The Government, however, claims that  the petitioner failed  to comply  with  the  naturalization  law requiring the filing of a declaration of intention to become a citizen, because  although  he may have come  to the  Philippines in 1920,  nevertheless,  he absented himself by  going back to China in 1925, and although he returned to the  Philippines  after  six  months,  the continuous  residence  of thirty  years required  by law for  exemption from the duty of  riling the aforementioned declaration should  be computed from that year, 1925, in which case,  when  he filed his  petition for naturalization on December  15,  1950, his continuous  residence was only about twenty-five  years.

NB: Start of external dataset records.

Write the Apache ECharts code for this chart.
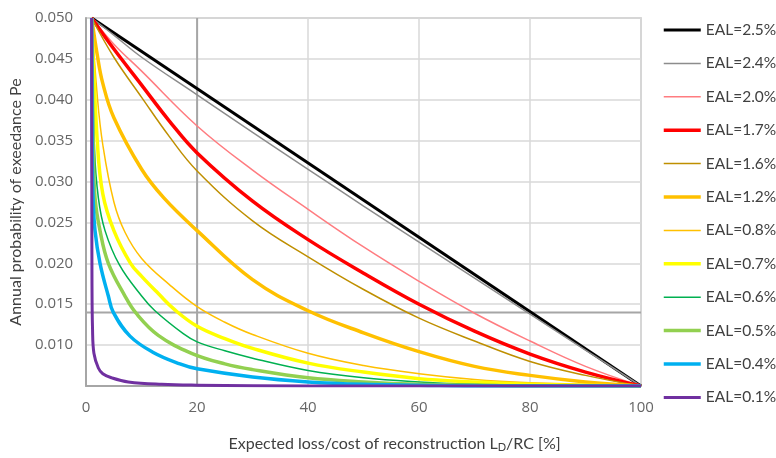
<!DOCTYPE html>
<html>
<head>
<meta charset="utf-8">
<script src="https://cdn.jsdelivr.net/npm/echarts@6/dist/echarts.min.js"></script>
<style>
  html, body { margin: 0; padding: 0; background: #fff; }
  #chart { width: 776px; height: 458px; }
</style>
</head>
<body>
<div id="chart"></div>
<script>
// Loss-exceedance curves: [loss ratio L_D/RC in %, annual probability of exceedance]
const seriesNames = ['EAL=2.5%', 'EAL=2.4%', 'EAL=2.0%', 'EAL=1.7%', 'EAL=1.6%', 'EAL=1.2%',
                     'EAL=0.8%', 'EAL=0.7%', 'EAL=0.6%', 'EAL=0.5%', 'EAL=0.4%', 'EAL=0.1%'];

const eal25 = [[1, 0.05], [100, 0.005]];
const eal24 = [[1, 0.05], [5, 0.0479], [10, 0.0452], [20, 0.0406], [30, 0.0360], [40, 0.0315],
               [50, 0.0270], [60, 0.0226], [70, 0.0182], [80, 0.0138], [90, 0.0094], [100, 0.005]];
const eal20 = [[1, 0.05], [5, 0.0468], [10, 0.0435], [20, 0.0368], [30, 0.0314], [40, 0.0266],
               [50, 0.0220], [60, 0.0178], [70, 0.0139], [80, 0.0105], [90, 0.0074], [100, 0.005]];
const eal17 = [[1, 0.05], [5, 0.0462], [10, 0.0418], [15, 0.0374], [20, 0.0335], [30, 0.0276],
               [40, 0.0229], [50, 0.0188], [60, 0.0150], [70, 0.0117], [80, 0.0089], [90, 0.0067], [100, 0.005]];
const eal16 = [[1, 0.05], [5, 0.0452], [10, 0.0403], [15, 0.0355], [20, 0.0313], [30, 0.0252],
               [40, 0.0208], [50, 0.0168], [60, 0.0133], [70, 0.0105], [80, 0.0080], [90, 0.0063], [100, 0.005]];
const eal12 = [[1, 0.05], [2, 0.0455], [3, 0.0420], [5, 0.0378], [10, 0.0315], [14, 0.0280],
               [20, 0.0240], [30, 0.0180], [40, 0.0142], [50, 0.0115], [60, 0.0092], [70, 0.0074],
               [80, 0.0063], [90, 0.0055], [100, 0.005]];
const eal08 = [[1, 0.05], [2, 0.0405], [3, 0.0345], [5, 0.0275], [7, 0.0238], [10, 0.0206],
               [15, 0.0174], [20, 0.0147], [25, 0.0128], [30, 0.0113], [40, 0.0090], [50, 0.0075],
               [60, 0.0065], [70, 0.0058], [80, 0.0054], [90, 0.0052], [100, 0.005]];
const eal07 = [[1, 0.05], [2, 0.0350], [3, 0.0285], [5, 0.0240], [8, 0.0200], [10, 0.0184],
               [13, 0.0163], [16, 0.0143], [20, 0.0123], [25, 0.0108], [30, 0.0096], [40, 0.0078],
               [50, 0.0067], [60, 0.0059], [70, 0.0055], [80, 0.0052], [90, 0.0051], [100, 0.005]];
const eal06 = [[1, 0.05], [1.5, 0.034], [2.2, 0.0280], [3.4, 0.0240], [6, 0.0198], [10, 0.0160],
               [12.4, 0.0142], [17.5, 0.0114], [20, 0.0104], [25, 0.0093], [30, 0.0084], [40, 0.0069],
               [50, 0.0060], [60, 0.0055], [70, 0.0052], [80, 0.0051], [90, 0.0050], [100, 0.005]];
const eal05 = [[1, 0.05], [1.3, 0.034], [1.6, 0.0280], [2.5, 0.0240], [4, 0.0200], [7, 0.0160],
               [9, 0.0139], [13, 0.0112], [19, 0.0090], [25, 0.0077], [30, 0.0070], [40, 0.0060],
               [50, 0.0055], [60, 0.0052], [70, 0.0051], [80, 0.0050], [100, 0.005]];
const eal04 = [[1, 0.05], [1.1, 0.034], [1.25, 0.0280], [1.6, 0.0240], [2.5, 0.0200], [4, 0.0160],
               [4.9, 0.0140], [7.9, 0.0111], [12.1, 0.0091], [16.9, 0.0077], [20, 0.0071], [30, 0.0061],
               [40, 0.0055], [50, 0.0052], [60, 0.0051], [70, 0.0050], [100, 0.005]];
const eal01 = [[1, 0.05], [1.02, 0.030], [1.05, 0.018], [1.15, 0.0120], [1.4, 0.0090], [2.2, 0.0072],
               [3, 0.0065], [4.6, 0.0060], [7.6, 0.0055], [13.6, 0.0052], [20, 0.0051], [40, 0.0050],
               [100, 0.005]];

const seriesData = [eal25, eal24, eal20, eal17, eal16, eal12, eal08, eal07, eal06, eal05, eal04, eal01];
const seriesColors = ['#000000', '#8c8c8c', '#ff7c80', '#ff0000', '#bf8f00', '#ffc000',
                      '#ffc000', '#ffff00', '#00b050', '#92d050', '#00b0f0', '#7030a0'];
const seriesWidths = [3, 1.5, 1.5, 3.5, 1.5, 3.5, 1.5, 3.5, 1.5, 3.5, 3.5, 3];

// Axis ranges and reference cross-hair
const xTicks = { min: 0, max: 100, interval: 20 };
const yTicks = { min: 0.005, max: 0.05, interval: 0.005 };
const refLoss = 20;       // vertical reference at L_D/RC = 20 %
const refProb = 0.014;    // horizontal reference at Pe = 0.014

const FONT = 'Lato';
const TICK_FONT = 'Open Sans';
const chart = echarts.init(document.getElementById('chart'), null, { renderer: 'canvas' });

const refStyle = { color: '#a6a6a6', width: 2 };
const refSeries = [
  { name: 'ref-loss', data: [[refLoss, yTicks.min], [refLoss, yTicks.max]] },
  { name: 'ref-prob', data: [[xTicks.min, refProb], [xTicks.max, refProb]] }
].map(r => ({
  name: r.name,
  type: 'line',
  data: r.data,
  symbol: 'none',
  silent: true,
  lineStyle: refStyle,
  itemStyle: { color: refStyle.color },
  z: 1
}));

const curveSeries = seriesNames.map((name, i) => ({
  name,
  type: 'line',
  data: seriesData[i],
  showSymbol: false,
  symbol: 'none',
  smooth: 0.4,
  lineStyle: { color: seriesColors[i], width: seriesWidths[i] },
  itemStyle: { color: seriesColors[i] },
  z: 3 + i
}));

chart.setOption({
  animation: false,
  backgroundColor: '#ffffff',
  textStyle: { fontFamily: FONT },
  grid: {
    left: 86, right: 135, top: 18, bottom: 67,
    show: true, borderColor: '#bfbfbf', borderWidth: 1.5, containLabel: false
  },
  legend: {
    orient: 'vertical',
    left: 662,
    top: 22,
    padding: 0,
    itemWidth: 37,
    itemHeight: 14,
    itemGap: 17.4,
    data: seriesNames,
    itemStyle: { opacity: 0 },
    lineStyle: { width: 'inherit' },
    textStyle: { fontFamily: FONT, fontSize: 15.5, color: '#404040' }
  },
  xAxis: {
    type: 'value',
    min: xTicks.min, max: xTicks.max, interval: xTicks.interval,
    name: '{a|Expected loss/cost of reconstruction L}{sub|D}{a|/RC [%]}',
    nameLocation: 'middle',
    nameGap: 48,
    nameTextStyle: {
      padding: [0, 0, 0, 62],
      rich: {
        a: { fontFamily: FONT, fontSize: 16, color: '#404040' },
        sub: { fontFamily: FONT, fontSize: 11, color: '#404040', verticalAlign: 'bottom', padding: [8, 0, 0, 0] }
      }
    },
    axisLine: { show: true, lineStyle: { color: '#a6a6a6', width: 2 } },
    axisTick: { show: false },
    axisLabel: { color: '#666666', fontSize: 15, margin: 14, fontFamily: TICK_FONT },
    splitLine: { show: true, lineStyle: { color: '#d9d9d9', width: 1.5 } }
  },
  yAxis: {
    type: 'value',
    min: yTicks.min, max: yTicks.max, interval: yTicks.interval,
    name: 'Annual probability of exeedance Pe',
    nameLocation: 'middle',
    nameGap: 58,
    nameTextStyle: { fontFamily: FONT, fontSize: 16, color: '#404040' },
    axisLine: { show: true, lineStyle: { color: '#a6a6a6', width: 2 } },
    axisTick: { show: false },
    axisLabel: {
      color: '#666666', fontSize: 15, margin: 13, fontFamily: TICK_FONT,
      showMinLabel: false,
      formatter: v => v.toFixed(3)
    },
    splitLine: { show: true, lineStyle: { color: '#d9d9d9', width: 1.5 } }
  },
  series: refSeries.concat(curveSeries)
});
</script>
</body>
</html>
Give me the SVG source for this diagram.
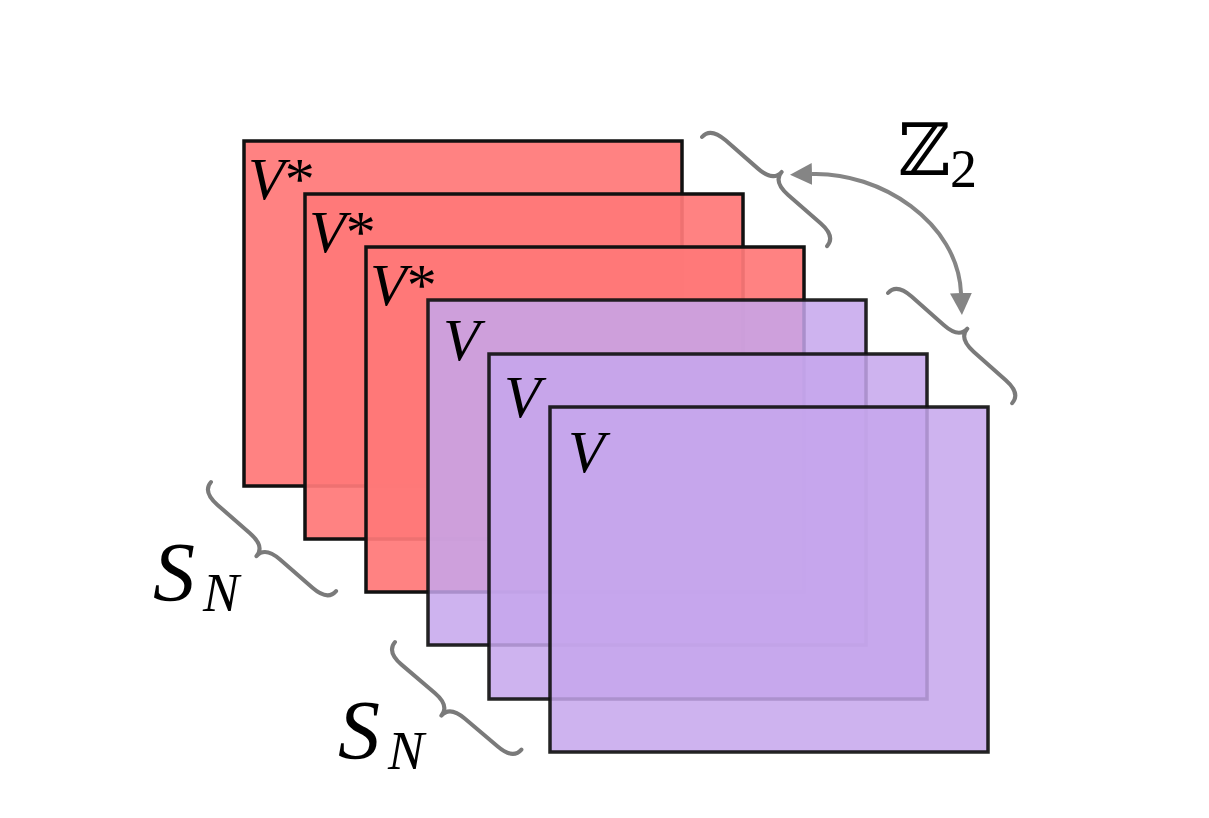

We do not believe that a  short absence from the  Philippines,  such as the visit made by the petitioner to  China for a  period of six  months in 1925, should  be held to interrupt his residence begun in 1920.  In the  case  of Leon  Miranda  Tio Liok vs.  Republic of the Philippines, G. R. No. L-4545, October 29, 1952, we  held that absence of short duration from the  Philippines did not interrupt or affect the continuous residence of thirty years required by  law for exemption from  the duty to file a  declaration of intention.  We said:

* * * “But we find that petitioner is  exempt  from filing such declaration of intention it appearing from the evidence that he  has continuously resided  in the Philippines  for over thirty years with the exception of  two, instances when he went to  China for short visits (Exhibit A, pp. 34-35),” * * *

The appellant also expresses the opinion that the trial court erred in allowing a witness to testify for the petitioner when said  witness  was not one  of  those  mentioned as a character  witness  in  the petition, and  there was no  reason  given  why the character  witness so mentioned in the petition, Uldarieo Alviola, was not presented in court to testify, but that the other witness was allowed to  testify  in his  place.  We are  afraid that  counsel of the  Government  is  laboring  under a misapprehension or  mistake.  The other witness,  Conrado Costanilla, was presented  only as a corroborative  witness.   As a matter of fact,  Uldarico Alviola actually testified and was even cross-examined by the  assistant fiscal, but  inasmuch as he testified in Spanish, another stenographer was utilized to take  down  his testimony,  resulting  in  two separate transcripts of the stenographic notes taken, one by stenographer Gregorio Maureal, who took down the  testimonies of all the witnesses, except Uldarico  Alviola  whose testimony was taken down by stenographer Candido  Jumapao.  Appellant’s counsel presumably overlooked the second transcript.

In view of the foregoing,  the decision appealed from is hereby  affirmed.  No costs.

Paras,  Bengzon, Padilla,  Reyes, A.,  Bautista Angelo, Labrador, Concepcion, Reyes, J. B.  L., Endencia and Felix, JJ., concur.